Omizu

ブロードウェイのダニー・ローズのOmizuのレビュー・感想・評価

3.9
【第57回アカデミー賞 監督賞、脚本賞ノミネート】
ウディ・アレンのモノクロコメディ。ブロードウェイの売れない芸人たちを愛を込めて描き、英国アカデミー賞ではオリジナル脚本賞を受賞した。

ウディ・アレン演じるお人好しな芸能マネージャーのダニー・ローズが、ミア・ファロー演じる歌手の愛人ティナの世話を頼まれたことから騒動に巻き込まれる。

ストレートに楽しいコメディ!ウディ・アレンが演じた役の中で一番素直に見られたかも。アレンの演じる役はいつもイライラさせられることが多くて。

場末のダイナーみたいなところで芸人?マネージャー?たちがだべっているところから。始めと終わりを彼らで挟むという構造自体にすごく愛を感じる。

ダニー・ローズのキャラがいい。売れない芸人しか抱えていないけど悲観視せずお人好しなダニー。おしゃべりなのはいつも通りだけど、今回のギャグはけっこう笑えた。

歌手の愛人ティナの世話をするだけだと思っていたらティナはイタリア系マフィアの愛人でもあったというヤバさ。知らず知らずのうちに自分がティナの浮気相手に勘違いされていくのが可哀そうだけど面白い。

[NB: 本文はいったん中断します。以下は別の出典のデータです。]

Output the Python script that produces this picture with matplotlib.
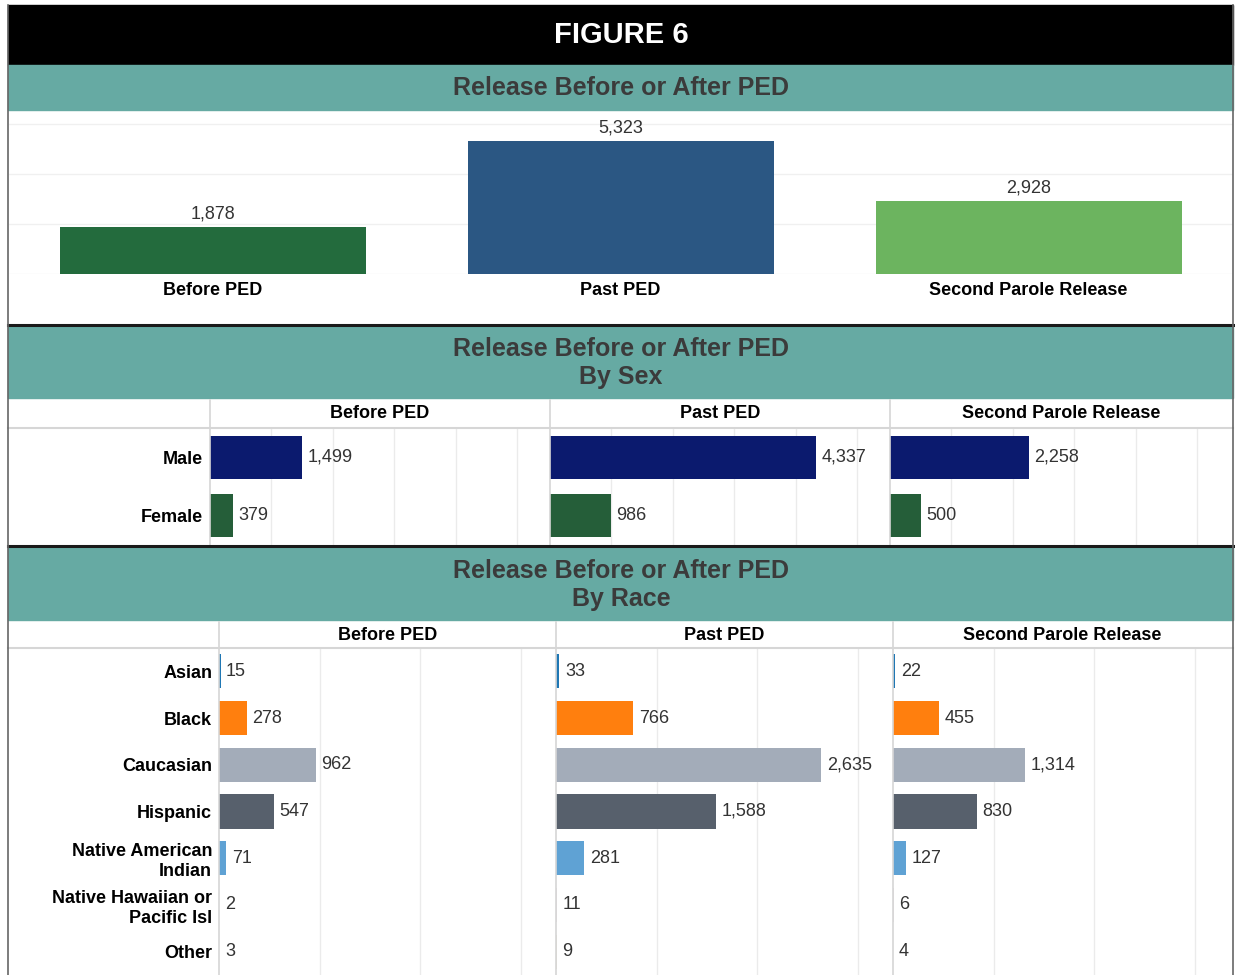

そしてボスの弟二人がママの命令を受けてダニー・ローズの命を狙う。マザコンなイタリア系マフィアというステレオタイプではあるけど本当におかしくて笑っちゃう。

終盤のダニー・ローズの哀愁とティナの後悔、この描き方が秀逸だった。少しは落ち込むけどやっぱりお人好し。入院費を払ってあげて自宅でささやかなパーティーを開くダニー。占い師に頼るのをやめ、自分でダニーに会いに行こうとするティナ。

少しの出会いでお互い忘れられない彼らは…とても暖かい終わり方だった。そのあとの語り手たちの会話もよかった。ダニーのパーティーに行きたいと言いあう。軽口をたたきつつもダニーが愛されているのが分かる。

ヘリウムをつかったこてこてのギャグシーンが面白すぎた。さりげなく出てきたものがその後の伏線になっていたりと、軽い演出にみえてほんとに上手い。観客の呼吸や視線をよく理解していないとここまで緻密な脚本は書けないと思う。

愛すべきコメディであり、ウディ・アレンの愛が伝わるステキな作品だった。